> [Task description]: Please set down exactly the lines of the listing below from the line containing "Write the TikZ code for this diagram." through the line containing "(pov) at (177,448)", both lines included, leaving out all other lines.

(Dataset excerpt)
START
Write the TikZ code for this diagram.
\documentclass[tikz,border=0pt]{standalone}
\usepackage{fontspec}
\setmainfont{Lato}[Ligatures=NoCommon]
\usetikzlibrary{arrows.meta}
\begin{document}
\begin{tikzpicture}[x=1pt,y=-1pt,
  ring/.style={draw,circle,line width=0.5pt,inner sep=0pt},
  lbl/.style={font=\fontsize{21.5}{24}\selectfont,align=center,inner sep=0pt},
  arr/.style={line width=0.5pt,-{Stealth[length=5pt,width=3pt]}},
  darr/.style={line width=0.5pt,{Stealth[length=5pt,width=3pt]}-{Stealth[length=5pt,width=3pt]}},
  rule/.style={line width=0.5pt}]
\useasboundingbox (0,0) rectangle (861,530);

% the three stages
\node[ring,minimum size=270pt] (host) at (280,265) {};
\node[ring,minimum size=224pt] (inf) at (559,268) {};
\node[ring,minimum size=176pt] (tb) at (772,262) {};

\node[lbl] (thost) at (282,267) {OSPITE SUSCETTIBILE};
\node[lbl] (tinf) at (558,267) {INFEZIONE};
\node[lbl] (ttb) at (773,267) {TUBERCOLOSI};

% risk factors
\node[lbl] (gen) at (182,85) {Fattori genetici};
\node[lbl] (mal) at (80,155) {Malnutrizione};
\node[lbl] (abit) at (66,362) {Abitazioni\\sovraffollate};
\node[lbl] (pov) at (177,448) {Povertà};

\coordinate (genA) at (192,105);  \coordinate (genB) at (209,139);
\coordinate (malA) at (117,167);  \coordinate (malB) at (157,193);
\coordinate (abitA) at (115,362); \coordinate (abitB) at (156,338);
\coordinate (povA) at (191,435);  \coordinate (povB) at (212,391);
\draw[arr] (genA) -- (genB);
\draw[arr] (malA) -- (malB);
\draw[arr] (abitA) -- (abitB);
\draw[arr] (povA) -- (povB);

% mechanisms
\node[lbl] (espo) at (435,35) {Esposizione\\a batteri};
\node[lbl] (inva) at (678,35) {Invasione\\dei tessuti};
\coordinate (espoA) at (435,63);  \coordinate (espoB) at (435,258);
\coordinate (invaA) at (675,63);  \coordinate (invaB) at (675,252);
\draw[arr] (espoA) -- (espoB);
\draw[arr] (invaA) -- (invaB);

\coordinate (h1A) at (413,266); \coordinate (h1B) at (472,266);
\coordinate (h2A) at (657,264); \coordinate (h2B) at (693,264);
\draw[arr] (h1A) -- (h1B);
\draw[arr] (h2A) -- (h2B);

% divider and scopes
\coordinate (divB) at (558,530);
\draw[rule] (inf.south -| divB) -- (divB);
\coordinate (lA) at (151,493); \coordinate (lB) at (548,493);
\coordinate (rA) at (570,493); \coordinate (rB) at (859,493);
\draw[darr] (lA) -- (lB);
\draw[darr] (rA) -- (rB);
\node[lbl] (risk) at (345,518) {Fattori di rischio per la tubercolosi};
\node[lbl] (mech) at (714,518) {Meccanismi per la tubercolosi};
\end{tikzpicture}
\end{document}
END
START
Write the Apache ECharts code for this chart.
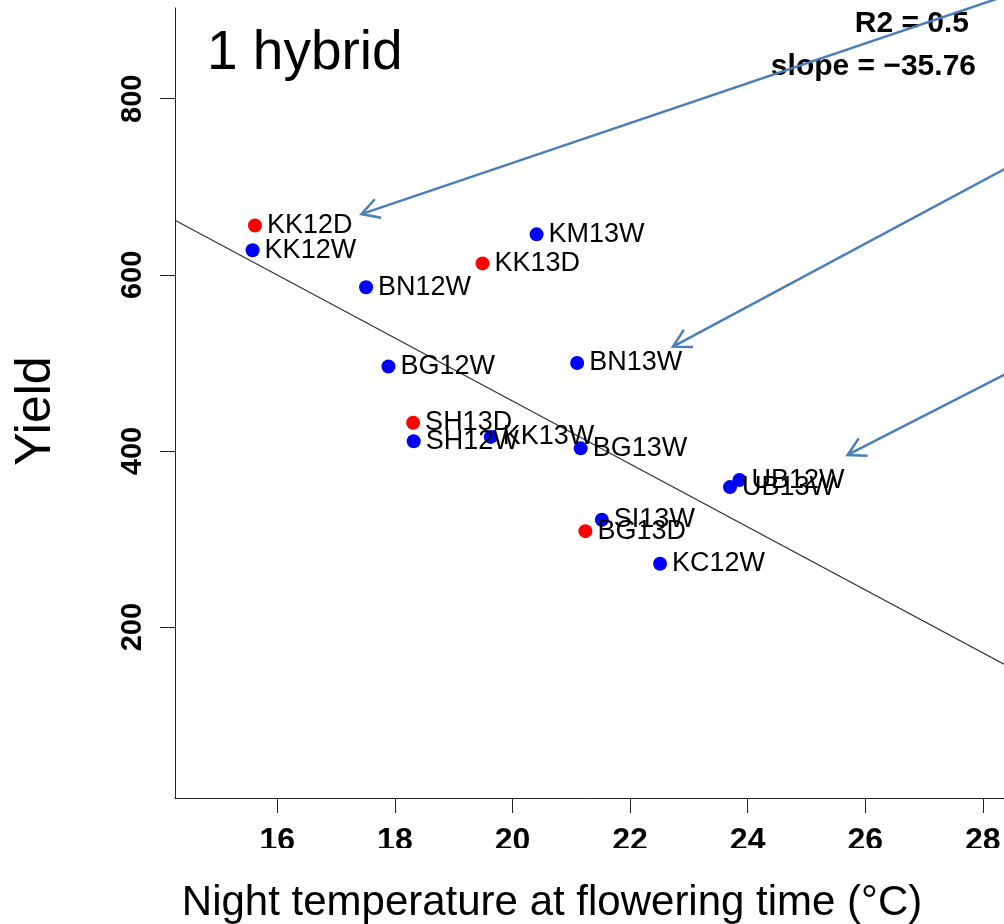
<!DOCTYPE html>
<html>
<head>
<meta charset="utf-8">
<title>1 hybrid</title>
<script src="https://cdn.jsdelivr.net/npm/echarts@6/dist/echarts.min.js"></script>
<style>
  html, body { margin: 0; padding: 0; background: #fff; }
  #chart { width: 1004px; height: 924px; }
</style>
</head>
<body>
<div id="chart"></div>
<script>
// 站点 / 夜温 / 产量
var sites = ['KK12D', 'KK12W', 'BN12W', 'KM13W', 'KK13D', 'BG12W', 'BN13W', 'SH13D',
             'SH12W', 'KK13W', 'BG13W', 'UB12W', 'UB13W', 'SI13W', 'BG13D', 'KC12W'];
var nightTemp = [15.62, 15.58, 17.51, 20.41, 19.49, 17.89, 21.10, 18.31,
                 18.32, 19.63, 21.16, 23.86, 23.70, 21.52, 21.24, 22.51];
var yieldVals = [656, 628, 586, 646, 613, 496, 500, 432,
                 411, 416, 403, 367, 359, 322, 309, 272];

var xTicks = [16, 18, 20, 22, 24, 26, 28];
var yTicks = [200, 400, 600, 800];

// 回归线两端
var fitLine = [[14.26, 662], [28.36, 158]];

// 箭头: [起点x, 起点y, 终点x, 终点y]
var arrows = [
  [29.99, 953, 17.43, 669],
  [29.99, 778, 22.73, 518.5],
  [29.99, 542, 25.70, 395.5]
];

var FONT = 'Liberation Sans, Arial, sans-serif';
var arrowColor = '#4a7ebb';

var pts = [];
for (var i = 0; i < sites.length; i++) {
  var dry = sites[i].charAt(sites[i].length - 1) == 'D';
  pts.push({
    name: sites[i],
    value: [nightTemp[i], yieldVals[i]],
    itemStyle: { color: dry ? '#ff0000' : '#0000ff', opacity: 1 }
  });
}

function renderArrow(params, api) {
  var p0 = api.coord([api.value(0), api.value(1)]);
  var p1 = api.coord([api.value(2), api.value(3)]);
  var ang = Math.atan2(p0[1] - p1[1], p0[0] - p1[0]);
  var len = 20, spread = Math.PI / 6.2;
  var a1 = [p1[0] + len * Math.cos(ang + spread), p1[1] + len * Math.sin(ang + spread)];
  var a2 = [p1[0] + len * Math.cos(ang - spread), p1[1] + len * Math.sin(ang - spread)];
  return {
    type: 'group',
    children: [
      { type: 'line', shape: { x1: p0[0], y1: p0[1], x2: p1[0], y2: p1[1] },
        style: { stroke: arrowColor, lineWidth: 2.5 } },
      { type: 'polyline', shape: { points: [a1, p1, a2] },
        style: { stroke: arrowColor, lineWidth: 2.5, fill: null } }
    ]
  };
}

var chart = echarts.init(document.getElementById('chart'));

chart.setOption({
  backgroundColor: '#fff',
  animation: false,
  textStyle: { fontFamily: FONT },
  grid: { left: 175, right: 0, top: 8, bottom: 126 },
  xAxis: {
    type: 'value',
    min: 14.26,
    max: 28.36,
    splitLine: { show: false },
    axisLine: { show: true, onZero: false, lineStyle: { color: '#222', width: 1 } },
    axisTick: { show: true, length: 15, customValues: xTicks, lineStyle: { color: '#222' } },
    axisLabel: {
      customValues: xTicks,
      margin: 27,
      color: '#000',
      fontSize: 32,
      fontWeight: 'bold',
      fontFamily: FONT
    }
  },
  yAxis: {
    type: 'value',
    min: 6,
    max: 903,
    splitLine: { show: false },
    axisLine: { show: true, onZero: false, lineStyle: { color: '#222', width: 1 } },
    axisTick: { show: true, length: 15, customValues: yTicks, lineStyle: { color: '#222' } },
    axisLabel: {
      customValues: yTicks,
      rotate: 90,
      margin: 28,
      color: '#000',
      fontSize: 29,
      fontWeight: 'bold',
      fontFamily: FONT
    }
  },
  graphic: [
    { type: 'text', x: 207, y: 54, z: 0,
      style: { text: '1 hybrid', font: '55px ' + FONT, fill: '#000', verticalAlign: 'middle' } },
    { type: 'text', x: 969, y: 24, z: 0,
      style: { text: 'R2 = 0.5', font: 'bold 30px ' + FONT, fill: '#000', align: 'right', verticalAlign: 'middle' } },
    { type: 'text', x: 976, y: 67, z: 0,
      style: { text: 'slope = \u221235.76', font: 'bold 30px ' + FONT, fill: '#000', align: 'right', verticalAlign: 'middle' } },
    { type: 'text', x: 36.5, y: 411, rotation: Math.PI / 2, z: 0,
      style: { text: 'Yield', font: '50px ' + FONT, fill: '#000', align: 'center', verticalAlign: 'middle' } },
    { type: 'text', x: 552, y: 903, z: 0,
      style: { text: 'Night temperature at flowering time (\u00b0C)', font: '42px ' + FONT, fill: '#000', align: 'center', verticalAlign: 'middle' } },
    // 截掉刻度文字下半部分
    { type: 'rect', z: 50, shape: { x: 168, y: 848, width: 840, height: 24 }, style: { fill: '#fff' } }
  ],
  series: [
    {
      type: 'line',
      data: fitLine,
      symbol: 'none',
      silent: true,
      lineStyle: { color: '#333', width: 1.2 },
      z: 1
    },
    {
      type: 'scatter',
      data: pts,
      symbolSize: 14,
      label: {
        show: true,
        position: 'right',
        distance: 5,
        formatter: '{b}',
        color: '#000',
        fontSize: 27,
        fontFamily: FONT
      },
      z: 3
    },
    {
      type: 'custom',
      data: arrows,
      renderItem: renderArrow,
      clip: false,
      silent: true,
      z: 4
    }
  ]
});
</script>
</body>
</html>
END
START
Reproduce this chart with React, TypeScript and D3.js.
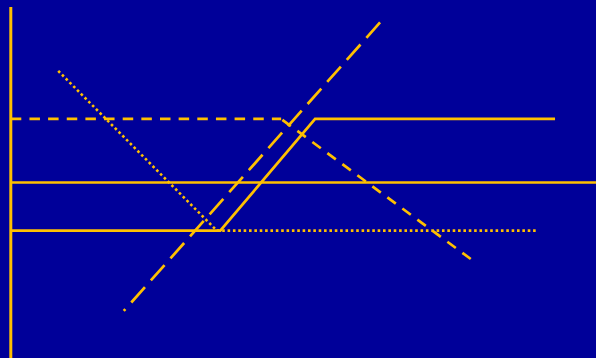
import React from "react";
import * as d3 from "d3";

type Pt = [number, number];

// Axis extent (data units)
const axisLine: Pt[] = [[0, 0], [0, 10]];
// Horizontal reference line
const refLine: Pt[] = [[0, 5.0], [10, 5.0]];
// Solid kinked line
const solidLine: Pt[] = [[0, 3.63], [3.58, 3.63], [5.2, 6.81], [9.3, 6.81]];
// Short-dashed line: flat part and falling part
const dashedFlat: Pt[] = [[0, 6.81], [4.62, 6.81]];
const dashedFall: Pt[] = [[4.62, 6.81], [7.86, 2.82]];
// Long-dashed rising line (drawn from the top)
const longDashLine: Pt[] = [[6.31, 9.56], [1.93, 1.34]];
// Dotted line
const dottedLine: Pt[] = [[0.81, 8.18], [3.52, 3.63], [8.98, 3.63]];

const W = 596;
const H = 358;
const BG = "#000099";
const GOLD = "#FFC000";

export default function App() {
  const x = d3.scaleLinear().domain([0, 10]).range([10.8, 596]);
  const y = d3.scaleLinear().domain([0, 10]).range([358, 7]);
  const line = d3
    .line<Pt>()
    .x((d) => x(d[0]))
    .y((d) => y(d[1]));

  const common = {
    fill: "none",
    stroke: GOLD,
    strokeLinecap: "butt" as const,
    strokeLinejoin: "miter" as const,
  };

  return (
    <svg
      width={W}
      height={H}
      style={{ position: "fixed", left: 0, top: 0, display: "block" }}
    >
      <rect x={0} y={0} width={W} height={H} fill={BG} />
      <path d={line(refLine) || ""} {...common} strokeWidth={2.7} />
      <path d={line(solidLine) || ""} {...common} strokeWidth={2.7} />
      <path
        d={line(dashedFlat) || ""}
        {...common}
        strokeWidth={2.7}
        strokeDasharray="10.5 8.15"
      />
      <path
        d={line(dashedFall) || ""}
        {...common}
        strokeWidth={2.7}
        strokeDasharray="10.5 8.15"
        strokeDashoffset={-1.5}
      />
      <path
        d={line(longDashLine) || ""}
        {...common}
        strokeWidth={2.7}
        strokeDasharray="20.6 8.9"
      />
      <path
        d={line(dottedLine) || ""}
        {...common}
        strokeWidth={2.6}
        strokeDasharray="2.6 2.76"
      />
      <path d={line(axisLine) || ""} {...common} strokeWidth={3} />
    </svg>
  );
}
END
> [The solution]:
Write the TikZ code for this diagram.
\documentclass[tikz,border=0pt]{standalone}
\usepackage{fontspec}
\setmainfont{Lato}[Ligatures=NoCommon]
\usetikzlibrary{arrows.meta}
\begin{document}
\begin{tikzpicture}[x=1pt,y=-1pt,
  ring/.style={draw,circle,line width=0.5pt,inner sep=0pt},
  lbl/.style={font=\fontsize{21.5}{24}\selectfont,align=center,inner sep=0pt},
  arr/.style={line width=0.5pt,-{Stealth[length=5pt,width=3pt]}},
  darr/.style={line width=0.5pt,{Stealth[length=5pt,width=3pt]}-{Stealth[length=5pt,width=3pt]}},
  rule/.style={line width=0.5pt}]
\useasboundingbox (0,0) rectangle (861,530);

% the three stages
\node[ring,minimum size=270pt] (host) at (280,265) {};
\node[ring,minimum size=224pt] (inf) at (559,268) {};
\node[ring,minimum size=176pt] (tb) at (772,262) {};

\node[lbl] (thost) at (282,267) {OSPITE SUSCETTIBILE};
\node[lbl] (tinf) at (558,267) {INFEZIONE};
\node[lbl] (ttb) at (773,267) {TUBERCOLOSI};

% risk factors
\node[lbl] (gen) at (182,85) {Fattori genetici};
\node[lbl] (mal) at (80,155) {Malnutrizione};
\node[lbl] (abit) at (66,362) {Abitazioni\\sovraffollate};
\node[lbl] (pov) at (177,448) {Povertà};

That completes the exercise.